(DATASET EXCERPT)
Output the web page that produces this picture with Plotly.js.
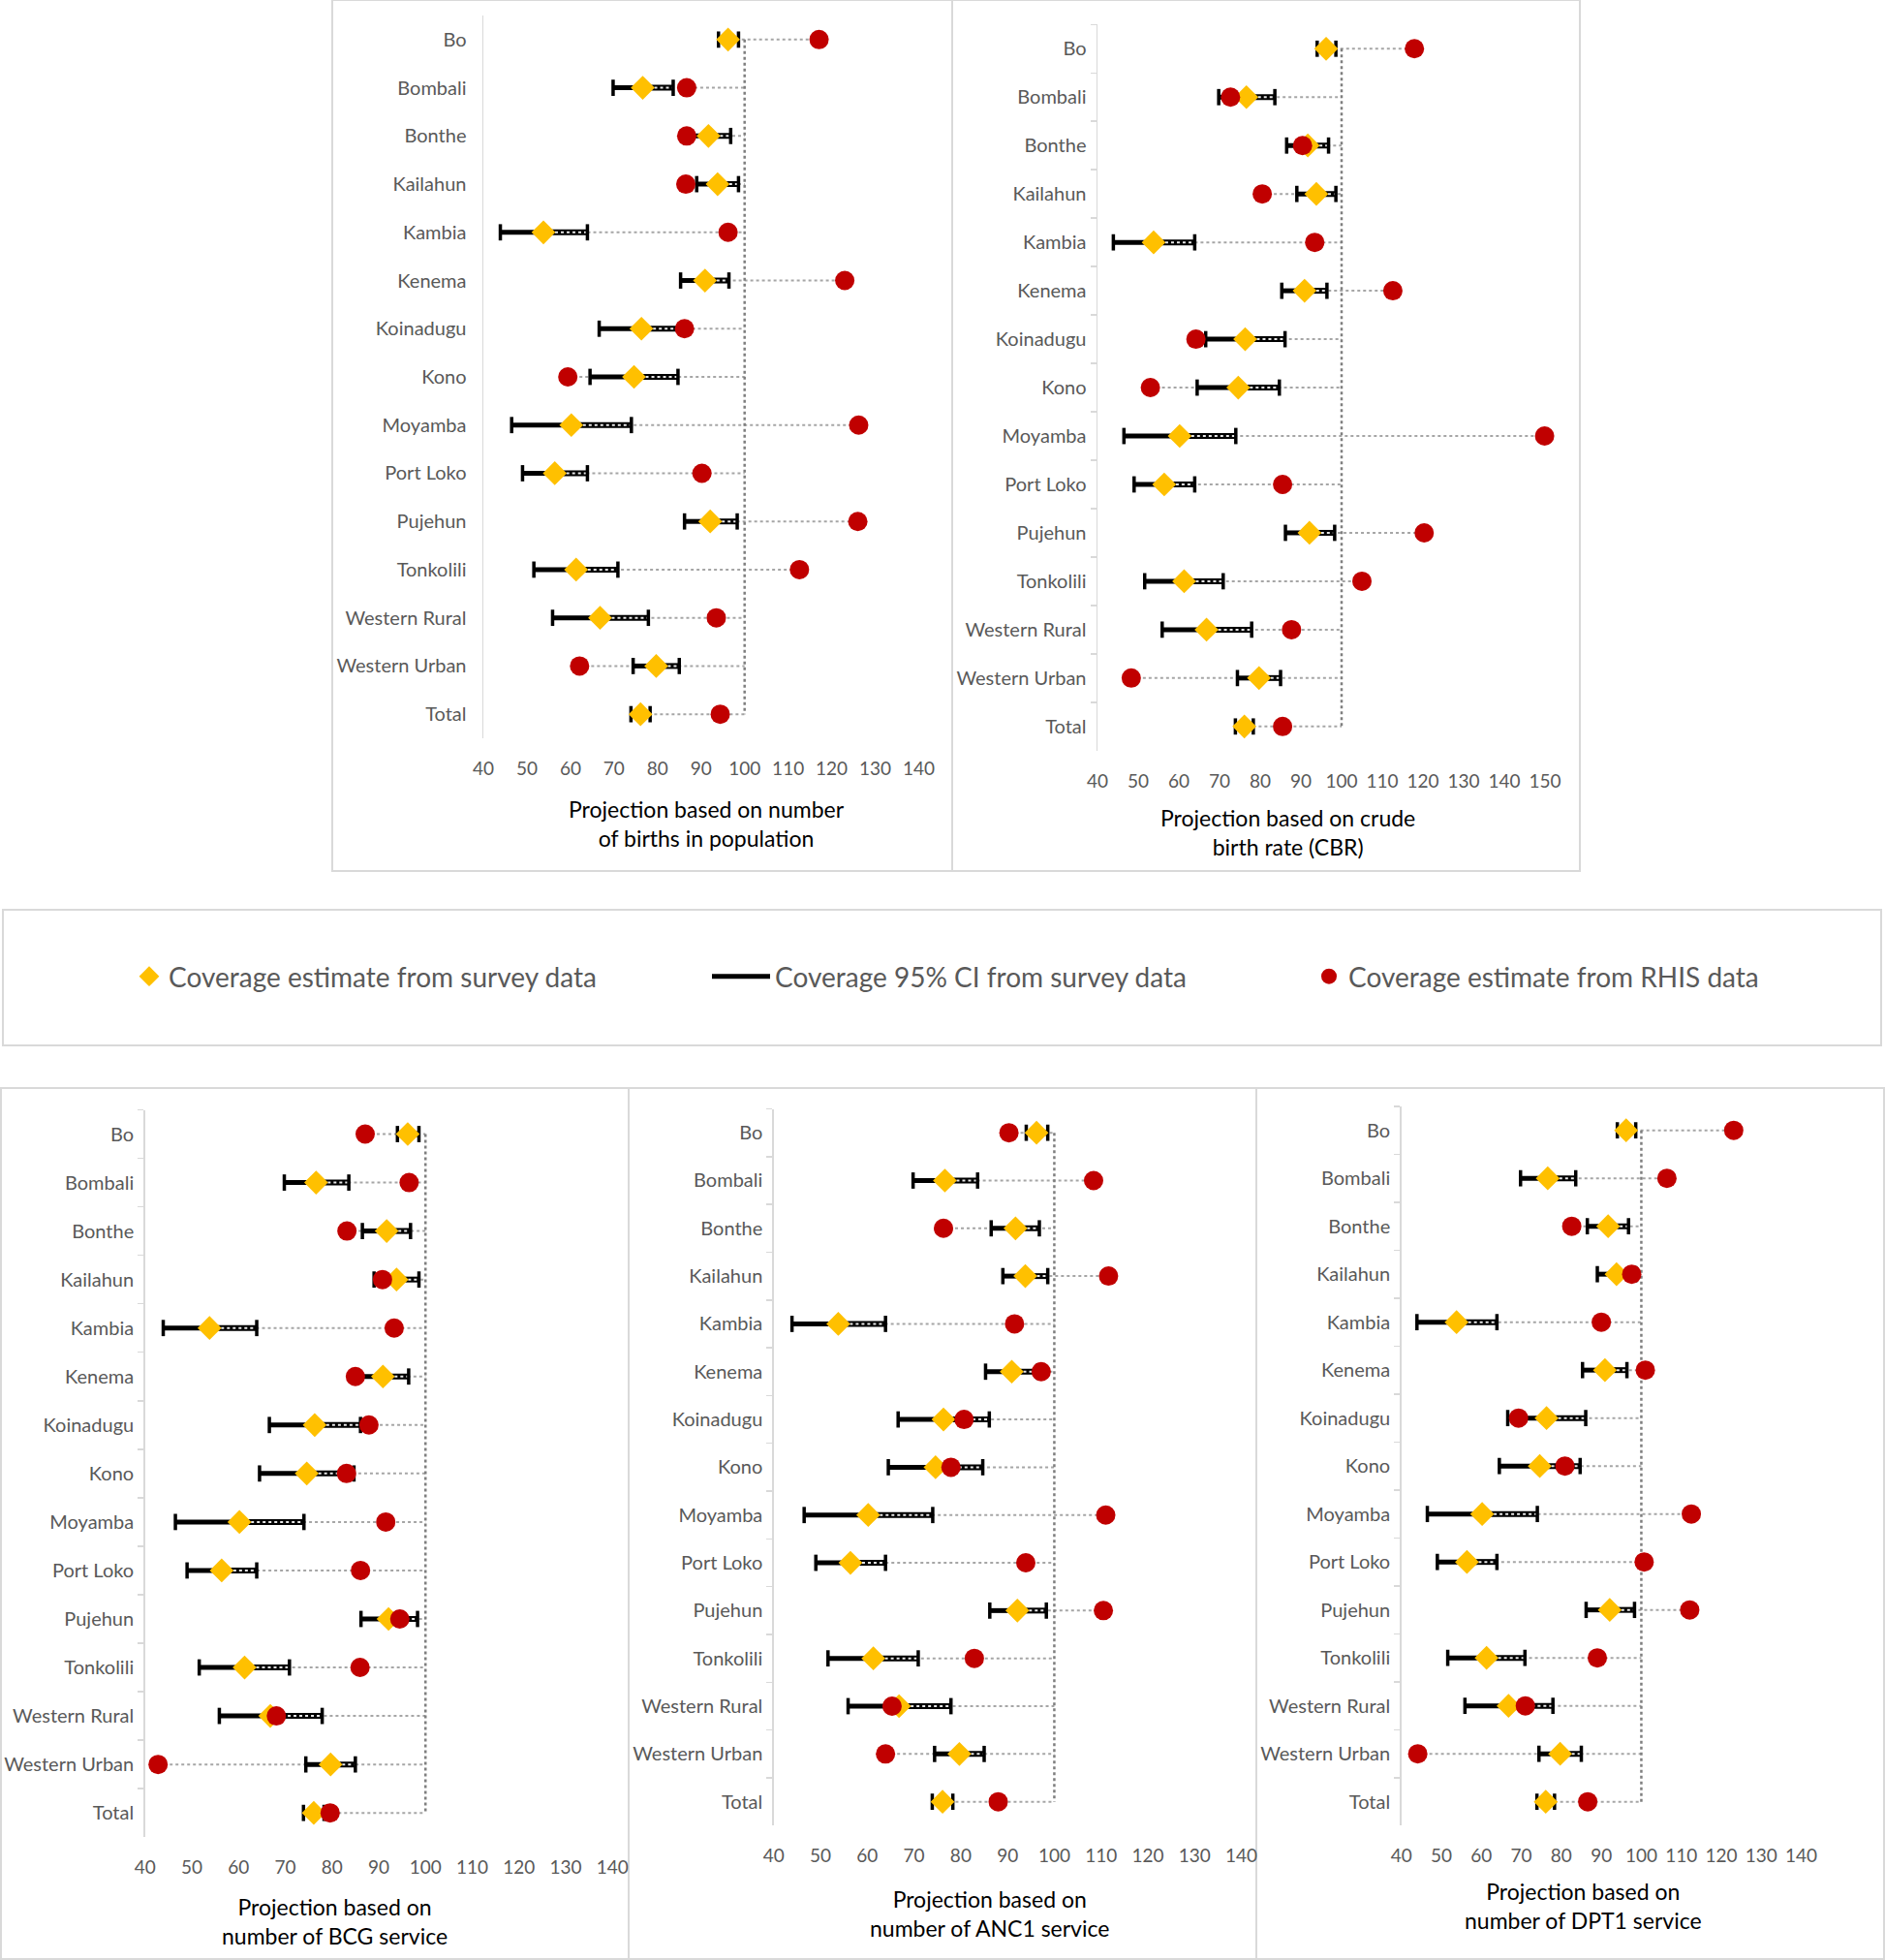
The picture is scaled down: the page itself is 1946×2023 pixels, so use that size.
<!DOCTYPE html>
<html>
<head>
<meta charset="utf-8">
<script src="https://cdn.plot.ly/plotly-3.0.1.min.js"></script>
<style>
html, body { margin: 0; padding: 0; background: #fff; }
#chart { width: 1946px; height: 2023px; }
</style>
</head>
<body>
<div id="chart"></div>
<script>
// districts, top to bottom
var districts = ['Bo', 'Bombali', 'Bonthe', 'Kailahun', 'Kambia', 'Kenema', 'Koinadugu', 'Kono',
  'Moyamba', 'Port Loko', 'Pujehun', 'Tonkolili', 'Western Rural', 'Western Urban', 'Total'];

// survey estimate and 95% CI (same in every panel)
var surveyEst  = [96.2, 76.6, 91.7, 93.8, 53.8, 90.9, 76.3, 74.6, 60.2, 56.4, 92.1, 61.3, 66.8, 79.7, 76.1];
var surveyLow  = [94.0, 69.8, 86.5, 89.0, 43.9, 85.3, 66.6, 64.5, 46.5, 49.0, 86.2, 51.6, 55.9, 74.4, 73.9];
var surveyHigh = [98.6, 83.6, 96.8, 98.6, 63.9, 96.4, 86.1, 84.7, 74.0, 63.9, 98.3, 70.9, 77.9, 85.0, 78.3];

// RHIS estimates per projection
var rhisBirths = [117.1, 86.7, 86.7, 86.5, 96.2, 123.0, 86.2, 59.4, 126.2, 90.2, 126.0, 112.6, 93.5, 62.1, 94.4];
var rhisCBR    = [117.9, 72.7, 90.4, 80.5, 93.4, 112.6, 64.2, 53.0, 149.9, 85.5, 120.3, 105.0, 87.7, 48.3, 85.5];
var rhisBCG    = [87.1, 96.5, 83.2, 90.8, 93.3, 85.0, 87.9, 83.1, 91.5, 86.1, 94.5, 86.0, 68.1, 42.8, 79.6];
var rhisANC1   = [90.3, 108.4, 76.3, 111.6, 91.5, 97.2, 80.7, 77.9, 111.0, 93.9, 110.5, 82.9, 65.3, 63.9, 88.0];
var rhisDPT1   = [123.1, 106.4, 82.6, 97.6, 90.0, 101.0, 69.3, 80.9, 112.5, 100.7, 112.1, 89.0, 71.0, 44.1, 86.6];

var target = 100;
var legendNames = ['Coverage estimate from survey data', 'Coverage 95% CI from survey data', 'Coverage estimate from RHIS data'];

var W = 1946, H = 2023;

// pixel placement of each panel (x of 40 and of xmax, y of the top/bottom category edges)
var panels = [
  {rhis: rhisBirths, xmax: 140, title: 'Projection based on number<br>of births in population',
   x0: 499, x1: 948.5, y0: 16, y1: 762, tx: 729, ty: 850, ticks: false},
  {rhis: rhisCBR, xmax: 150, title: 'Projection based on crude<br>birth rate (CBR)',
   x0: 1133, x1: 1595, y0: 25.3, y1: 774.8, tx: 1329, ty: 858.5, ticks: true},
  {rhis: rhisBCG, xmax: 140, title: 'Projection based on<br>number of BCG service',
   x0: 149.7, x1: 632.3, y0: 1145.5, y1: 1896.2, tx: 345, ty: 1983, ticks: true},
  {rhis: rhisANC1, xmax: 140, title: 'Projection based on<br>number of ANC1 service',
   x0: 798.8, x1: 1281.5, y0: 1144.5, y1: 1884.3, tx: 1021, ty: 1974.5, ticks: true},
  {rhis: rhisDPT1, xmax: 140, title: 'Projection based on<br>number of DPT1 service',
   x0: 1446.7, x1: 1859.6, y0: 1141.9, y1: 1884.4, tx: 1634, ty: 1966.5, ticks: true}
];

var frames = [[343, 0, 983, 899], [983, 0, 1631, 899], [3, 939, 1942, 1079],
  [1, 1123, 649, 2022], [649, 1123, 1297, 2022], [1297, 1123, 1945, 2022]];

var data = [];
var layout = {
  width: W, height: H,
  margin: {l: 0, r: 0, t: 0, b: 0},
  paper_bgcolor: '#ffffff',
  plot_bgcolor: 'rgba(0,0,0,0)',
  font: {family: 'Lato, "Open Sans", sans-serif', color: '#595959'},
  showlegend: true,
  shapes: [],
  annotations: []
};

panels.forEach(function (p, k) {
  var n = k === 0 ? '' : String(k + 1);
  var xa = 'x' + n, ya = 'y' + n;
  var conX = [], conY = [], loX = [], loY = [], hiX = [], hiY = [], capX = [], capY = [];
  for (var i = 0; i < districts.length; i++) {
    var d = districts[i];
    conX.push(Math.min(p.rhis[i], surveyLow[i]), Math.max(p.rhis[i], target), null);
    conY.push(d, d, null);
    loX.push(surveyLow[i], surveyEst[i], null);
    loY.push(d, d, null);
    hiX.push(surveyEst[i], surveyHigh[i], null);
    hiY.push(d, d, null);
    capX.push(surveyLow[i], surveyHigh[i]);
    capY.push(d, d);
  }

  // grey dotted connector
  data.push({x: conX, y: conY, xaxis: xa, yaxis: ya, type: 'scatter', mode: 'lines',
    line: {color: '#a6a6a6', width: 2, dash: 'dot'}, showlegend: false, hoverinfo: 'skip'});
  // 100% reference
  data.push({x: [target, target], y: [districts[0], districts[districts.length - 1]], xaxis: xa, yaxis: ya,
    type: 'scatter', mode: 'lines', line: {color: '#7f7f7f', width: 2.5, dash: 'dot'},
    showlegend: false, hoverinfo: 'skip'});
  // CI lower half (solid)
  data.push({x: loX, y: loY, xaxis: xa, yaxis: ya, type: 'scatter', mode: 'lines',
    line: {color: '#000000', width: 5}, name: legendNames[1], legend: 'legend2',
    showlegend: k === 0, hoverinfo: 'skip'});
  // CI upper half (hatched)
  data.push({x: hiX, y: hiY, xaxis: xa, yaxis: ya, type: 'scatter', mode: 'lines',
    line: {color: '#000000', width: 6}, showlegend: false, hoverinfo: 'skip'});
  data.push({x: hiX, y: hiY, xaxis: xa, yaxis: ya, type: 'scatter', mode: 'lines',
    line: {color: '#e8e8e8', width: 2, dash: 'dot'}, showlegend: false, hoverinfo: 'skip'});
  // CI end caps
  data.push({x: capX, y: capY, xaxis: xa, yaxis: ya, type: 'scatter', mode: 'markers',
    marker: {symbol: 'line-ns', size: 12, line: {color: '#000000', width: 3.5}},
    showlegend: false, hoverinfo: 'skip', cliponaxis: false});
  // survey estimate
  data.push({x: surveyEst, y: districts, xaxis: xa, yaxis: ya, type: 'scatter', mode: 'markers',
    marker: {symbol: 'diamond', size: 19, color: '#ffc000'}, name: legendNames[0], legend: 'legend',
    showlegend: k === 0, cliponaxis: false});
  // RHIS estimate
  data.push({x: p.rhis, y: districts, xaxis: xa, yaxis: ya, type: 'scatter', mode: 'markers',
    marker: {symbol: 'circle', size: 20, color: '#c00000'}, name: legendNames[2], legend: 'legend3',
    showlegend: k === 0, cliponaxis: false});

  layout['xaxis' + n] = {
    domain: [p.x0 / W, p.x1 / W], anchor: ya, range: [40, p.xmax], tick0: 40, dtick: 10,
    showgrid: false, zeroline: false, showline: false, ticks: '',
    tickfont: {size: 19, color: '#595959'}, ticklabelstandoff: 18, fixedrange: true
  };
  layout['yaxis' + n] = {
    domain: [1 - p.y1 / H, 1 - p.y0 / H], anchor: xa, type: 'category',
    categoryorder: 'array', categoryarray: districts, range: [districts.length - 0.5, -0.5],
    showline: true, linecolor: '#d9d9d9', linewidth: 1.5, showgrid: false, zeroline: false,
    ticks: p.ticks ? 'outside' : '', tickson: 'boundaries', ticklen: 6, tickcolor: '#d9d9d9', tickwidth: 1.5,
    tickfont: {size: 20, color: '#595959'}, ticklabelstandoff: p.ticks ? 6 : 12, fixedrange: true
  };

  layout.annotations.push({xref: 'paper', yref: 'paper', x: p.tx / W, y: 1 - p.ty / H,
    xanchor: 'center', yanchor: 'middle', showarrow: false, text: p.title,
    font: {size: 23, color: '#000000'}});
});

frames.forEach(function (f) {
  layout.shapes.push({type: 'rect', xref: 'paper', yref: 'paper',
    x0: f[0] / W, x1: f[2] / W, y0: 1 - f[3] / H, y1: 1 - f[1] / H,
    line: {color: '#d9d9d9', width: 2}, fillcolor: 'rgba(0,0,0,0)', layer: 'below'});
});

var legY = 1 - 1008 / H;
function legendAt(px) {
  return {x: px / W, y: legY, xanchor: 'left', yanchor: 'middle', orientation: 'h',
    bgcolor: 'rgba(0,0,0,0)', font: {size: 28, color: '#595959'}};
}
layout.legend = legendAt(134);
layout.legend2 = legendAt(730);
layout.legend2.itemwidth = 60;
layout.legend3 = legendAt(1352);

Plotly.newPlot('chart', data, layout, {displayModeBar: false, staticPlot: true});
</script>
</body>
</html>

(WHAT NEEDS TO BE DONE) Nothing but the lines from the one with "The picture is" through the one with "77.9, 85.0, 78.3];" should be retyped; include both and keep them exact.

(ANSWER TO THE PROBLEM)
The picture is scaled down: the page itself is 1946×2023 pixels, so use that size.
<!DOCTYPE html>
<html>
<head>
<meta charset="utf-8">
<script src="https://cdn.plot.ly/plotly-3.0.1.min.js"></script>
<style>
html, body { margin: 0; padding: 0; background: #fff; }
#chart { width: 1946px; height: 2023px; }
</style>
</head>
<body>
<div id="chart"></div>
<script>
// districts, top to bottom
var districts = ['Bo', 'Bombali', 'Bonthe', 'Kailahun', 'Kambia', 'Kenema', 'Koinadugu', 'Kono',
  'Moyamba', 'Port Loko', 'Pujehun', 'Tonkolili', 'Western Rural', 'Western Urban', 'Total'];

// survey estimate and 95% CI (same in every panel)
var surveyEst  = [96.2, 76.6, 91.7, 93.8, 53.8, 90.9, 76.3, 74.6, 60.2, 56.4, 92.1, 61.3, 66.8, 79.7, 76.1];
var surveyLow  = [94.0, 69.8, 86.5, 89.0, 43.9, 85.3, 66.6, 64.5, 46.5, 49.0, 86.2, 51.6, 55.9, 74.4, 73.9];
var surveyHigh = [98.6, 83.6, 96.8, 98.6, 63.9, 96.4, 86.1, 84.7, 74.0, 63.9, 98.3, 70.9, 77.9, 85.0, 78.3];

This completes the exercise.